Posted by Chuck Dahmer on 03/30/10 12:56 PM
It's odd that I picked her as a VP candidate six months before John McCain. Not a bad choice given the full context of the 2008 election.
That said, Sarah Palin is NOT a good choice going forward, for essentially the reasons noted above by John Acord.
Paraphrasing his thoughts: She has refined her narrative instead of her principles.
As DB correctly points out, this leads to a contradictory position. She make plenty of money, and her charisma may even serve to jostle the apathy which has so long gripped America.
But until she learns solid economic and liberty principles, she' on a path to simply become yesterday's (same old) political news.
Reply from The Daily Bell
Well done, thanks.
Posted by Beverlee on 03/30/10 12:41 PM
Sarah Palin creates excitement and draws folks who believe in the U.S. Constitution. They attend Constitution classes and want to know more about what has gone wrong.
While Gov. Palin seems confused on free markets, non-governmental interference, and empire-building (as opposed to a reasonable and strong defense), she is hopefully a work-in-progress.
Events where she appears are opportunities for Ron Paul supporters to engage with the public and educate, educate, educate.
If Sarah Palin were ever to emerge in Dr. Paul's camp with a true sense of gold and freedom (along with the education to sustain herself in attack interviews), she would become formidable. The very thought must promote nightly teeth-grinding among the power elite.
Posted by Mark Y on 03/30/10 12:38 PM
It would seem to me the problem with Sarah Palin is most likely that she is a decent person who grew up with a religious background in a rural setting but who lacks an understanding of the reality of the "behind the scenes" control and influence that exists in national level politics.
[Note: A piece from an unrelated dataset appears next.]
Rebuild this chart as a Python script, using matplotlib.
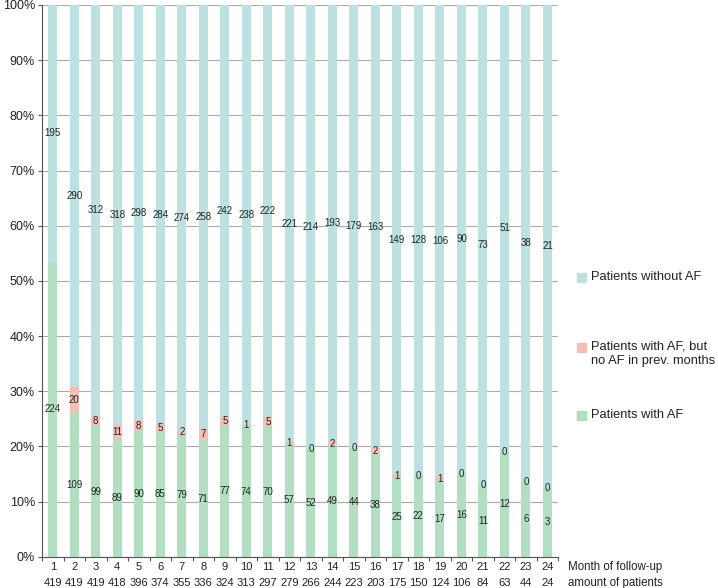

This makes her attractive to many of the US voters who are small government-libertarian leaning.
However, Palin is too naive and inexperienced to understand that she is being used to undermine the very ideas she cherishes. This is why she is apparently oblivious to the "cognitive dissonance" of her positions.
The actions of the US government at this time make her a very frightening political figure. The below linked piece on the acceleration of tyrannical actions such as killing, torture and indefinite jailing of both US citizens and non US citizens is extremely unsettling.
See civil Liberties in Obama's America
Click to view link
From the article: "Putting all this aside for a second, let us look at what this all means in the age of Obama. No matter how you slice it, no matter how we try to define our terms, Obama has so far proven himself to be a disaster for civil liberties in practically every respect, with a trajectory that I must say is more frightening than even what was experienced under Bush."
Reply from The Daily Bell
Do you believe she is still naive - even now? We have a hard time with that one, no matter how well-meaning she was to begin with.
Posted by Padremike on 03/30/10 10:39 AM
Hardly a single kind word here about Sarah. I'm a bit disappointed about her support for John McCain but the attribute is that she possesses loyalty and that goes to character.
And, lest we forget, John McCain has some very positive characteristics. The thing that elitists, both conservative and progressives, can't abide about Sarah is that she possesses a certain colloquial wisdom and common sense.
Both of these attributes trump intellect every single time. Some of the stupidest things I have ever heard in my life came out of the mouths of PhD's.